The last time Carolina’s basketball team had to rely on three freshmen alternating at the No. 5 – or inside post – position was in 1977, when senior starter and future NBA player Tom LaGarde went down with a season-ending knee injury after playing 20 games. LaGarde was averaging 15 points, more than seven rebounds and shooting 60 percent from the field and 78 percent at the line.

Dean Smith’s Tar Heels, who opened the season as the No. 3 team in the country, had just come off losing three out of four ACC games in late January, getting blown out at Clemson in the third game. What did Smith do? He told the team to take two days off and come back ready to practice, and he would tell them how they will win the national championship.

Of course, Smith wasn’t planning to lose LaGarde in a practice injury two weeks later, which seemingly scrapped his plans to take his team to the Final Four in Atlanta. He had three freshman centers, Rich Yonakor, Jeff Wolf and Steve Krafcisin, and Smith joked that maybe Yon-Wolf-Sin could combine to equal LaGarde’s lofty averages.

Not quite, but behind Phil Ford, Walter Davis, Mike O’Koren and John Kuester, the Heels did win the ACC tournament and make it to Atlanta, but lost that memorable heartbreaker to Marquette in the NCAA championship game Monday night after upsetting fourth-ranked UNLV Saturday.

Now, after three games, I am not saying that Garrison Brooks, Sterling Manley and Brandon Huffman are another Yon-Wolf-Sin, but from their numbers you would never know it. Yon-Wolf-Sin combined to average 8-plus points, 5-plus rebounds, shoot 75 percent from the floor and about 65 from the line.

These new dudes, trying to replace two years of Brice, Kennedy and Isaiah, have combined to average 24 points and 15-plus rebounds a game, shoot 71 percent from the floor and two of them have yet to miss a free throw.
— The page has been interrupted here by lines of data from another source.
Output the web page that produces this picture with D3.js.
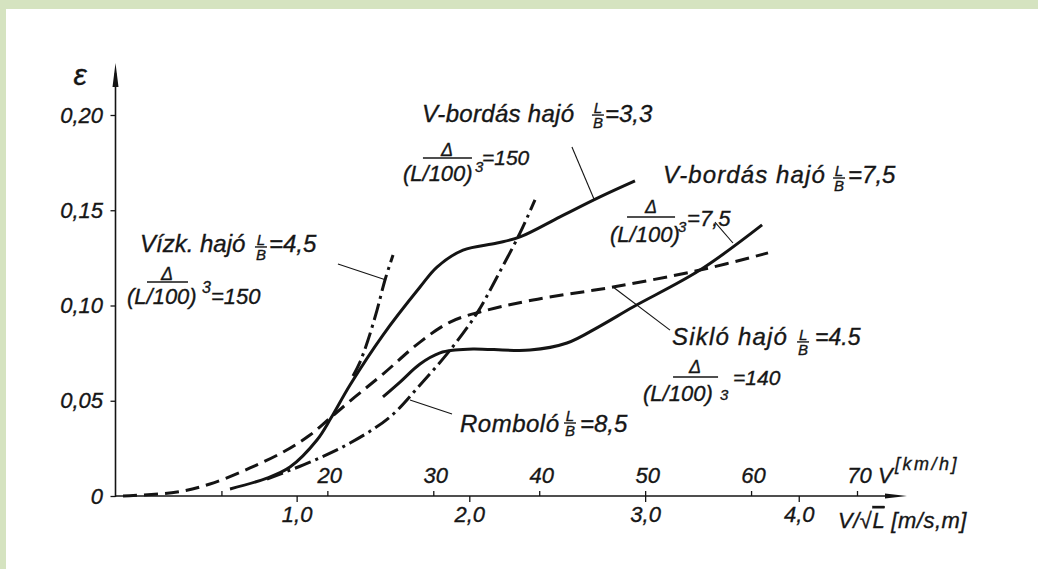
<!DOCTYPE html>
<html><head><meta charset="utf-8">
<script src="https://cdn.jsdelivr.net/npm/d3@7"></script>
<style>
html,body{margin:0;padding:0;background:#d5e3c0;}
svg{display:block;}
text{font-family:'Liberation Sans',Arial,sans-serif;font-style:italic;fill:#161616;stroke:#161616;stroke-width:0.35px;}
</style></head><body>
<svg id="chart" width="1038" height="569"></svg>
<script>
// ---------- data ----------
const yTicks = [0, 0.05, 0.10, 0.15, 0.20];
const yTickLabels = ["0", "0,05", "0,10", "0,15", "0,20"];
const kmhTicks = [10, 20, 30, 40, 50, 60, 70];
const kmhTickLabels = ["", "20", "30", "40", "50", "60", "70"];
const froudeTicks = [1, 2, 3, 4];
const froudeTickLabels = ["1,0", "2,0", "3,0", "4,0"];
// km/h value at which V/√L = 0,1,2,3,4 is drawn on the original chart
const froudeAtKmh = [0, 17.1, 33.4, 50.0, 64.5];

// series: [v km/h, epsilon]
const sikloHajo = [[0.71,0.0000],[5.81,0.0021],[8.92,0.0063],[12.70,0.0147],[16.00,0.0236],[18.36,0.0320],[20.25,0.0409],[22.61,0.0520],[25.25,0.0640],[28.75,0.0808],[31.59,0.0913],[34.41,0.0966],[39.41,0.1029],[46.97,0.1097],[55.18,0.1186],[61.60,0.1276]];
const vBordas33 = [[10.81,0.0037],[14.30,0.0094],[16.47,0.0152],[19.02,0.0294],[20.34,0.0409],[22.14,0.0583],[25.25,0.0845],[28.75,0.1097],[30.35,0.1202],[32.81,0.1291],[36.02,0.1328],[38.19,0.1360],[41.96,0.1465],[45.74,0.1570],[49.04,0.1654]];
const vBordas75 = [[25.25,0.0520],[26.86,0.0598],[28.75,0.0693],[30.64,0.0751],[32.05,0.0766],[33.75,0.0772],[39.13,0.0766],[42.62,0.0803],[45.74,0.0892],[48.85,0.0992],[55.18,0.1186],[61.04,0.1423]];
const vizkHajo = [[22.42,0.0630],[23.08,0.0703],[23.84,0.0819],[24.69,0.0976],[25.44,0.1134],[26.20,0.1265]];
const rombolo = [[14.30,0.0089],[18.36,0.0178],[22.14,0.0278],[25.91,0.0415],[28.75,0.0583],[31.59,0.0766],[34.14,0.0961],[36.02,0.1150],[38.19,0.1381],[39.60,0.1554]];

// ---------- drawing ----------
const svg = d3.select("#chart");
svg.append("rect").attr("x", 6).attr("y", 9).attr("width", 1032).attr("height", 560).attr("fill", "#ffffff");

const x = d3.scaleLinear().domain([0, 70]).range([115.5, 857]);
const y = d3.scaleLinear().domain([0, 0.2]).range([496, 115]);
const xF = d3.scaleLinear().domain([0, 1, 2, 3, 4]).range(froudeAtKmh.map(x));
const INK = "#141414";

function styleAxis(g, size) {
  g.select(".domain").remove();
  g.selectAll(".tick line").attr("stroke", INK).attr("stroke-width", 1.3);
  g.selectAll(".tick text").attr("fill", INK).style("font-size", size + "px")
    .style("font-family", "'Liberation Sans',Arial,sans-serif").style("font-style", "italic");
}

// Y axis
const gy = svg.append("g").attr("transform", `translate(${x(0)},0)`)
  .call(d3.axisLeft(y).tickValues(yTicks).tickSize(5).tickPadding(7.5)
    .tickFormat((d, i) => yTickLabels[i]));
styleAxis(gy, 22);

// km/h axis (ticks above)
const gk = svg.append("g").attr("transform", `translate(0,${y(0)})`)
  .call(d3.axisTop(x).tickValues(kmhTicks).tickSize(5).tickPadding(8)
    .tickFormat((d, i) => kmhTickLabels[i]));
styleAxis(gk, 22);
gk.selectAll(".tick text").attr("dx", 2);

// V/√L axis (ticks below)
const gf = svg.append("g").attr("transform", `translate(0,${y(0)})`)
  .call(d3.axisBottom(xF).tickValues(froudeTicks).tickSize(6).tickPadding(4.5)
    .tickFormat((d, i) => froudeTickLabels[i]));
styleAxis(gf, 22);

// axis lines with arrows
const axTop = 63, axRight = 907;
svg.append("line").attr("x1", x(0)).attr("x2", x(0)).attr("y1", y(0) + 1).attr("y2", axTop + 10)
  .attr("stroke", INK).attr("stroke-width", 1.6);
svg.append("path").attr("d", `M${x(0)},${axTop} L${x(0) - 3},${axTop + 24} L${x(0) + 3},${axTop + 24} Z`).attr("fill", INK);
svg.append("line").attr("x1", x(0)).attr("x2", axRight - 10).attr("y1", y(0)).attr("y2", y(0))
  .attr("stroke", INK).attr("stroke-width", 1.6);
svg.append("path").attr("d", `M${axRight},${y(0)} L${axRight - 22},${y(0) - 2.5} L${axRight - 22},${y(0) + 2.5} Z`).attr("fill", INK);

// curves
const line = d3.line().x(d => x(d[0])).y(d => y(d[1])).curve(d3.curveCatmullRom.alpha(0.5));
const curves = [
  {data: sikloHajo, dash: "14,7"},
  {data: vBordas33, dash: null},
  {data: vBordas75, dash: null},
  {data: vizkHajo, dash: "17,5,3,5"},
  {data: rombolo, dash: "17,5,3,5"}
];
curves.forEach(c => {
  svg.append("path").attr("d", line(c.data)).attr("fill", "none").attr("stroke", INK)
    .attr("stroke-width", 3).attr("stroke-linecap", "butt").attr("stroke-linejoin", "round")
    .attr("stroke-dasharray", c.dash);
});

// leaders (data coordinates)
const leaders = [
  [[43.09,0.1832],[45.17,0.1559]],
  [[56.59,0.1438],[58.29,0.1328]],
  [[21.00,0.1218],[25.54,0.1134]],
  [[46.97,0.1097],[52.35,0.0871]],
  [[27.80,0.0504],[31.77,0.0430]]
];
leaders.forEach(l => {
  svg.append("line").attr("x1", x(l[0][0])).attr("y1", y(l[0][1])).attr("x2", x(l[1][0])).attr("y2", y(l[1][1]))
    .attr("stroke", INK).attr("stroke-width", 1.1);
});

// annotation helpers
function txt(g, s, dx, dy, size, opts = {}) {
  const t = g.append("text").attr("x", dx).attr("y", dy).style("font-size", size + "px").text(s);
  if (opts.ls) t.style("letter-spacing", opts.ls + "px");
  if (opts.anchor) t.attr("text-anchor", opts.anchor);
  return t;
}
function bar(g, x1, x2, yy, w = 1.5) {
  g.append("line").attr("x1", x1).attr("x2", x2).attr("y1", yy).attr("y2", yy).attr("stroke", INK).attr("stroke-width", w);
}
function fracLB(g, cx, by) {
  txt(g, "L", cx, by - 2, 15, {anchor: "middle"});
  bar(g, cx - 6, cx + 6, by, 1.4);
  txt(g, "B", cx, by + 13, 15, {anchor: "middle"});
}
function anchorG(v, e) {
  return svg.append("g").attr("transform", `translate(${x(v)},${y(e)})`);
}

// A: V-bordás hajó L/B = 3,3
let g = anchorG(28.93, 0.1963);
txt(g, "V-bordás hajó", 0, 0, 24, {ls: 0.3});
fracLB(g, 176, -7);
txt(g, "=3,3", 183, 0, 24);
txt(g, "Δ", 25, 34, 18, {anchor: "middle"});
bar(g, 1, 50, 36);
txt(g, "(L/100)", -19, 59, 22);
txt(g, "3", 53, 50, 15);
txt(g, "=150", 60, 43, 21);

// B: V-bordás hajó L/B = 7,5
g = anchorG(51.69, 0.1643);
txt(g, "V-bordás hajó", 0, 0, 24, {ls: 1.1});
fracLB(g, 176, -5);
txt(g, "=7,5", 185, 0, 24);
txt(g, "Δ", -12, 30, 18, {anchor: "middle"});
bar(g, -36, 12, 34);
txt(g, "(L/100)", -53, 59, 22);
txt(g, "3", 15, 49, 15);
txt(g, "=7,5", 24, 43, 22);

// C: Vízk. hajó L/B = 4,5
g = anchorG(2.31, 0.1281);
txt(g, "Vízk. hajó", 0, 0, 24);
fracLB(g, 121, -5);
txt(g, "=4,5", 129, 0, 24);
txt(g, "Δ", 27, 28, 18, {anchor: "middle"});
bar(g, 7, 48, 30);
txt(g, "(L/100)", -13, 52, 22);
txt(g, "3", 62, 41, 16);
txt(g, "=150", 71, 52, 22);

// D: Sikló hajó L/B = 4.5
g = anchorG(52.54, 0.0793);
txt(g, "Sikló hajó", 0, 0, 24, {ls: 1.2});
fracLB(g, 131, -3);
txt(g, "=4.5", 143, 0, 23);
txt(g, "Δ", 23, 28, 18, {anchor: "middle"});
bar(g, 1, 46, 32);
txt(g, "(L/100)", -29, 56, 22);
txt(g, "3", 48, 55, 15);
txt(g, "=140", 61, 40, 21);

// E: Romboló L/B = 8,5
g = anchorG(32.52, 0.0336);
txt(g, "Romboló", 0, 0, 24, {ls: 0.5});
fracLB(g, 110, -9);
txt(g, "=8,5", 120, 0, 24);

// axis titles
txt(svg, "ε", 80, 85, 30, {anchor: "middle"});
txt(svg, "V", 878, 483, 22);
txt(svg, "[km/h]", 895, 470, 18, {ls: 2.5});
const tF = txt(svg, "", 838, 528, 22, {ls: 0.5});
tF.append("tspan").text("V/√");
tF.append("tspan").style("text-decoration", "overline").text("L");
tF.append("tspan").text(" [m/s,m]");
</script>
</body></html>
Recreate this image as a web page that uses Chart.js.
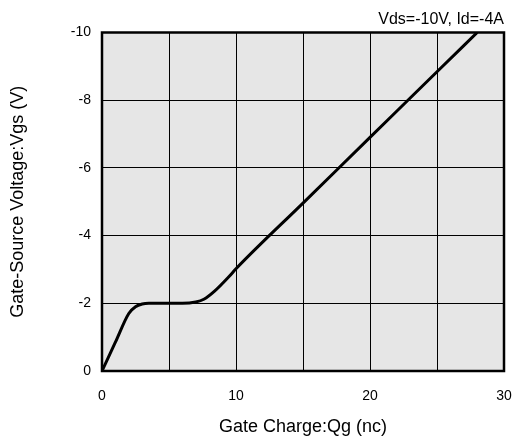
<!DOCTYPE html>
<html>
<head>
<meta charset="utf-8">
<script src="https://cdn.jsdelivr.net/npm/chart.js@4"></script>
<style>
  body { margin: 0; background: #fff; }
  canvas { display: block; }
</style>
</head>
<body>
<canvas id="gateChart" width="517" height="442"></canvas>
<script>
// ===========================
// DATA
// ===========================
const chargeNc = [0, 1, 2, 2.5, 3, 3.5, 6, 7, 7.6, 8.4, 9.5, 10, 15, 20, 25, 28];
const vgsVolts = [0, -0.85, -1.7, -1.9, -1.98, -2, -2, -2.04, -2.12, -2.36, -2.8, -3.02, -4.96, -6.9, -8.84, -10];

const xTicks = [0, 10, 20, 30];
const conditionText = "Vds=-10V, Id=-4A";
const xTitle = "Gate Charge:Qg (nc)";
const yTitle = "Gate-Source Voltage:Vgs (V)";

const FONT = "'Liberation Sans', Arial, Helvetica, sans-serif";

// ===========================
// PLUGINS
// ===========================
const plotBackground = {
    id: "plotBackground",
    beforeDraw(chart) {
        const { ctx, chartArea: a } = chart;
        ctx.save();
        ctx.fillStyle = "#e6e6e6";
        ctx.fillRect(a.left, a.top, a.right - a.left, a.bottom - a.top);
        ctx.restore();
    }
};

const plotFrame = {
    id: "plotFrame",
    afterDraw(chart) {
        const { ctx, chartArea: a } = chart;
        ctx.save();
        ctx.strokeStyle = "#000";
        ctx.lineWidth = 2.5;
        ctx.strokeRect(a.left, a.top, a.right - a.left, a.bottom - a.top);
        ctx.restore();
    }
};

// ===========================
// CHART
// ===========================
const points = chargeNc.map((q, i) => ({ x: q, y: vgsVolts[i] }));

new Chart(document.getElementById("gateChart"), {
    type: "scatter",
    data: {
        datasets: [{
            data: points,
            showLine: true,
            borderColor: "#000",
            borderWidth: 3,
            pointRadius: 0,
            cubicInterpolationMode: "monotone",
            fill: false
        }]
    },
    options: {
        responsive: false,
        animation: false,
        layout: { padding: { left: 0, right: 13, top: 0, bottom: 0 } },
        plugins: {
            legend: { display: false },
            tooltip: { enabled: false },
            title: {
                display: true,
                text: conditionText,
                align: "end",
                color: "#000",
                font: { family: FONT, size: 16, weight: "normal" },
                padding: { top: 10, bottom: 3.3 }
            }
        },
        scales: {
            x: {
                type: "linear",
                min: 0,
                max: 30,
                afterFit: s => {
                    s.height = 71;
                    s.paddingLeft = 0;
                    s.paddingRight = 0;
                },
                grid: { color: "#000", lineWidth: 1, drawTicks: false },
                border: { display: false },
                ticks: {
                    stepSize: 5,
                    padding: 17,
                    color: "#000",
                    font: { family: FONT, size: 14 },
                    callback: v => xTicks.includes(v) ? String(v) : ""
                },
                title: {
                    display: true,
                    text: xTitle,
                    color: "#000",
                    font: { family: FONT, size: 18 },
                    padding: { top: 0, bottom: 4.5 }
                }
            },
            y: {
                type: "linear",
                min: -10,
                max: 0,
                reverse: true,
                afterFit: s => {
                    s.width = 102;
                    s.paddingTop = 0;
                    s.paddingBottom = 0;
                },
                grid: { color: "#000", lineWidth: 1, drawTicks: false },
                border: { display: false },
                ticks: {
                    stepSize: 2,
                    padding: 11,
                    color: "#000",
                    font: { family: FONT, size: 14 }
                },
                title: {
                    display: true,
                    text: yTitle,
                    color: "#000",
                    font: { family: FONT, size: 18 },
                    padding: { top: 7, bottom: 0 }
                }
            }
        }
    },
    plugins: [plotBackground, plotFrame]
});
</script>
</body>
</html>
The other, Manley, shoots 73 percent from the line. Averaging the three comes out pretty close to Yon-Wolf-Sin’s combo numbers, 8 points and 5 bounds.

Brooks and Manley are getting most of the playing time so far, and both look better than advertised, especially Manley, whose goal for Roy Williams was just to make him sweat. So, far this under-the-radar five man is playing the game like it’s no sweat.